Ready for the oven--eggs on top of tomato sauce.
The usual preparation is one or two eggs per person, baked in individual cazuelitas, earthenware ramekins, with tomato sauce, peas, chorizo, ham and strips of roasted red pepper. Some variations call for diced fried potatoes as well, mixed with the tomato sauce. Should you prefer a vegetarian version, just omit the chorizo and ham and substitute sliced sauteed mushrooms and quartered artichoke hearts.

Like a kick of chile heat? Use a little cayenne in the tomato sauce or just sprinkle hot pimentón on top of the eggs.

If preferred, the eggs can all be baked in one pan, such as a heavy, oven-proof skillet. It’s even possible to cook them on top of the stove, covering the pan until whites are set.

Serve the eggs with chunks of bread, fried bread or toast that’s been drizzled with good olive oil. No reason you can't serve them for Sunday brunch!

You need a thick tomato sauce for the bottom of the cazuelita.

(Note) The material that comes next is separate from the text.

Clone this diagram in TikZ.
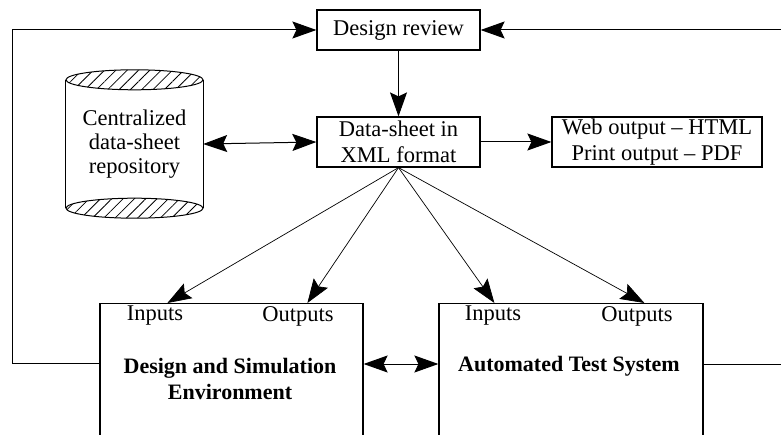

Make it with fresh or canned tomatoes (recipes here or here)  or use canned tomate frito or even a jar of your favorite marinera sauce.

Flamenco eggs with ham, chorizo, peas, asparagus.

Baked Eggs Flamenco
Huevos a la Flamenca

Serves 4.

Olive oil
1 cup thick tomato sauce (canned or freshly made)
4-8 eggs
4 slices chorizo sausage, cut in half
1 ounce sliced serrano ham
¼ cup cooked peas
8 cooked asparagus tips
Salt and pepper
Pimentón (paprika)
1 tablespoon chopped parsley
8 strips roasted red pepper


Preheat oven to 375ºF/190ºC.

Drizzle oil in four 6-inch cazuelas or ovenproof ramekins. Divide the tomato sauce between them. Make indentations in the sauce.

Break 1 or 2 eggs into each cazuela. Put 2 halves of chorizo on either side of the eggs. Tuck slices of ham into the sauce. Sprinkle with peas. Arrange 2 asparagus tips in each cazuela. Sprinkle each with salt and pepper, a pinch of pimentón and parsley. Cross 2 strips of pimiento on top of each. Drizzle a little oil over the tops of the eggs.

Bake until whites are set, but yolks still runny. This takes about 12 minutes in an earthenware cazuela. The eggs will continue to cook after removing from oven, so take them out when whites are just barely set.